16'43" Mr. Bilby speaks in his old Yorkshire dialect of English, with English subtitles.
18'30" Professor Tom Shippey explains the history of language mixing of Old English and Old Norse, comparing two versions of "I'll sell you the horse that pulls my cart.":
- Old Norse: Ek mun selja there hrossit er dregr vagn mine.
- Old English: Ic selle the that hors the draegeth minne waegn.
They understand the main words:
- vagn=waegn (wagon or cart), hros=hors (horse).
As a result, the noun and verb paradigms become simplified.
21'50" Around the year 1000, the ancestor of modern English was created in the little valleys inhabited by English and Danish farmers.
23'05" In 1066, the French-speaking Normans conquered England.
Old French became the language of government, law, and administration.
Old French and Latin became the language of the Church, and the old English-speaking bishops were replaced by French-speaking bishops.
25'46" By 1155, the writing of the Anglo-Saxon Chronicle had ended.

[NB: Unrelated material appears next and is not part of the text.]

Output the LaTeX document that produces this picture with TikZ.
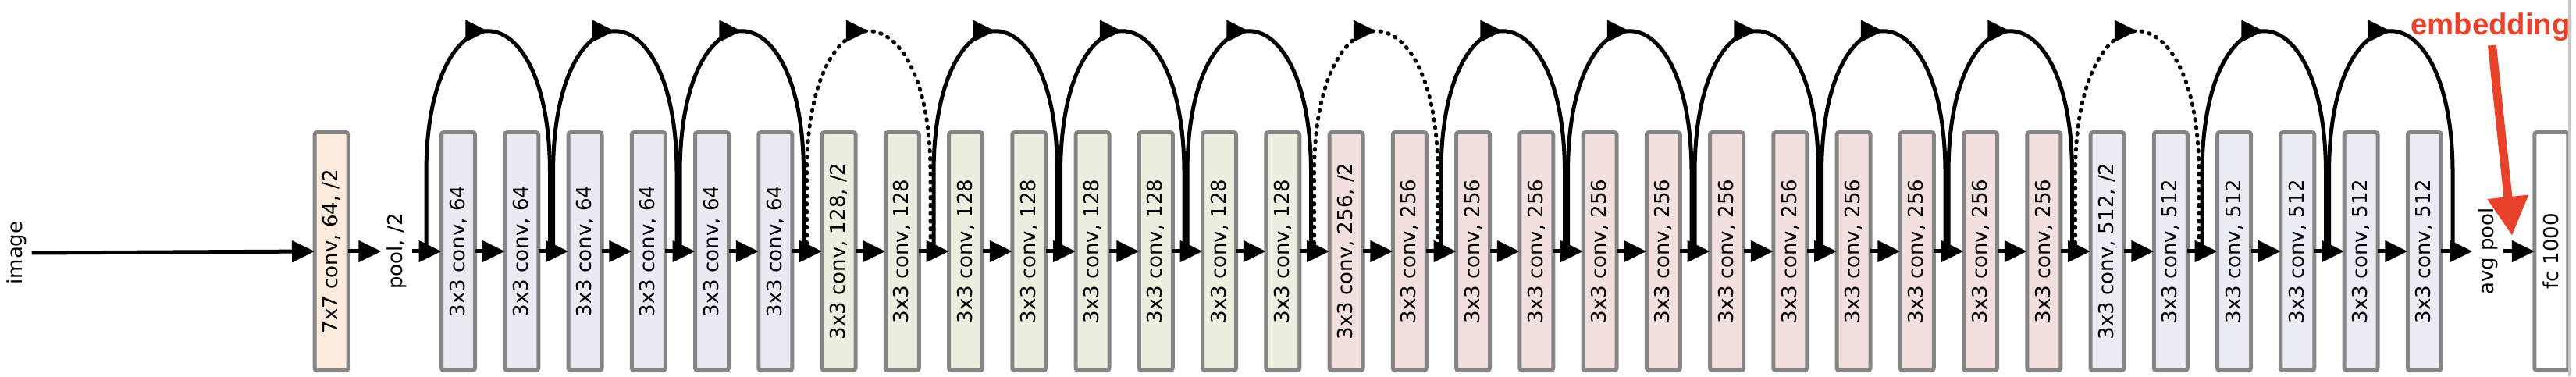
\documentclass[tikz,border=0pt]{standalone}
\usepackage{fontspec}
\setmainfont{DejaVu Sans}
\newfontfamily\embfont{Liberation Sans}
\usepackage{graphicx}
\usetikzlibrary{arrows.meta,calc,decorations.markings}

\definecolor{peach}{HTML}{FAEBDD}
\definecolor{lav}{HTML}{EBE9F1}
\definecolor{sage}{HTML}{EBEFE0}
\definecolor{rose}{HTML}{F2E0DF}
\definecolor{frost}{HTML}{EAEDF3}
\definecolor{boxgray}{HTML}{858585}
\definecolor{embred}{HTML}{E8432A}

\begin{document}
\begin{tikzpicture}[inner sep=0,outer sep=0,font=\fontsize{7.4}{9}\selectfont,
    convbox/.style={draw=boxgray,line width=0.05cm,rounded corners=0.3mm,minimum width=0.43cm,minimum height=3.05cm},
    lbl/.style={inner sep=0.07cm},
    fwd/.style={line width=0.05cm,-{Triangle[length=0.29cm,width=0.27cm]}},
    shortcut/.style={line width=0.05cm,postaction={decorate},
      decoration={markings,mark=at position 0.5 with {\arrow{Triangle[length=0.29cm,width=0.27cm]}}}},
    dotcut/.style={shortcut,line cap=round,dash pattern=on 0.015cm off 0.085cm}]

    \useasboundingbox (0,0) rectangle (33,4.82);

    % Input and stem
    \node[lbl] (img) at (0.21,1.58) {\rotatebox{90}{image}};
    \node[convbox,fill=peach] (conv1) at (4.245,1.6) {\rotatebox{90}{7x7 conv, 64, /2}};
    \node[lbl] (pool) at (5.08,1.6) {\rotatebox{90}{pool, /2}};
    \draw[fwd] (img.east) -- (conv1.west);
    \draw[fwd] (conv1.east) -- (pool.west);

    % The conv layers
    \foreach \first/\last/\ch/\col in {0/5/64/lav,6/13/128/sage,14/25/256/rose,26/31/512/frost}{
      \foreach \i in {\first,...,\last}{
        \node[convbox,fill=\col] (c\i) at (5.87+0.8125*\i,1.6)
          {\rotatebox{90}{3x3 conv, \ch\ifnum\i=\first\relax\ifnum\first>0\relax, /2\fi\fi}};
        \coordinate (up\i) at ($(c\i)+(-0.41,0)$);
        \coordinate (dn\i) at ($(c\i)+(-0.45,0)$);
      }
    }

    % Head
    \node[lbl] (avg) at (31.87,1.6) {\rotatebox{90}{avg pool}};
    \node[convbox,fill=white] (fc) at (32.6825,1.6) {\rotatebox{90}{fc 1000}};
    \coordinate (dn32) at ($(avg)+(-0.45,0)$);
    \draw[gray!45,line width=0.03cm] (32.91,0) -- (32.91,4.82);

    % Forward arrows
    \draw[fwd] (pool.east) -- (c0.west);
    \foreach \i [count=\j from 1] in {0,...,30}
      \draw[fwd] (c\i.east) -- (c\j.west);
    \draw[fwd] (c31.east) -- (avg.west);
    \draw[fwd] (avg.east) -- (fc.west);

    % Shortcuts
    \foreach \i/\kind in {0/shortcut,2/shortcut,4/shortcut,6/dotcut,8/shortcut,10/shortcut,
        12/shortcut,14/dotcut,16/shortcut,18/shortcut,20/shortcut,22/shortcut,24/shortcut,
        26/dotcut,28/shortcut,30/shortcut}{
      \pgfmathtruncatemacro\j{\i+2}
      \draw[\kind] (up\i) -- ++(0,1) .. controls +(0,2.43) and +(0,2.43) .. ($(dn\j)+(0,1)$) -- (dn\j);
    }

    % Embedding marker
    \node[anchor=base,text=embred,font=\embfont\bfseries\fontsize{10.9}{12}\selectfont] (emb) at (31.905,4.37) {embedding};
    \coordinate (embtip) at (32.18,1.80);
    \draw[embred,line width=0.11cm,-{Triangle[length=0.5cm,width=0.5cm]}] ([shift={(0.02,-0.05)}]emb.south) -- (embtip);

\end{tikzpicture}
\end{document}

Although English was no longer written, it continued to be spoken by the poor people and rural people. Gradually, the upper class French speakers eventually learned English. By around 1250, English was preferred for colloquial speech, and French had become more-or-less a learned language. Eventually, by the 1400s, English had once again become the standard language of government and learning.
30'05" Because of the long use of French, the English language acquired many new vocabulary words, especially in areas of science, law, and government.
About 10,000 new words were borrowed from French into English, which resulted in English having a vocabulary about twice as large as that of other European languages. The English of the 14th Century (Middle English) was very different from the English of the 11th Century (Old English).
32'00" By the mid-1300s, a grammatically simplified English, with a lot of new French and Latin vocabulary, became popular among merchants, aristocrats, and educated persons of London. Geoffrey Chaucer was the first great author of genius to write in English. Although he began his career writing in French and Latin, he later made the brave avante-guard decision to write in English.
36'01" A professional reading, in Middle English, from the Canterbury Tales.
37'33" Map of English dialects at the time of the first English printer, William Caxton: Northern, Southern, Kentish, West Midlands, East Midlands.
37'15" The language of the Oxford-Cambridge-London triangle, in the East Midlands, became the standard dialect of modern British English.
39'40" By the late 15th Century, English had become a language easily understandable by today's speakers.
39'51" Actors perform the play Mankind (c. 1470) using authentic language, with English subtitles.
42'59" Elizabethan English.
Shakespeare.
62' END OF VIDEO
=====
The King James Bible.
The first colonies in America:
- (1) Virginia and the Tidewater dialect of American English which resembled the Southern English of Devon and Cornwall;
- (2) Massachusetts and the New England dialect of American English which resembled the East Midlands English of East Anglia.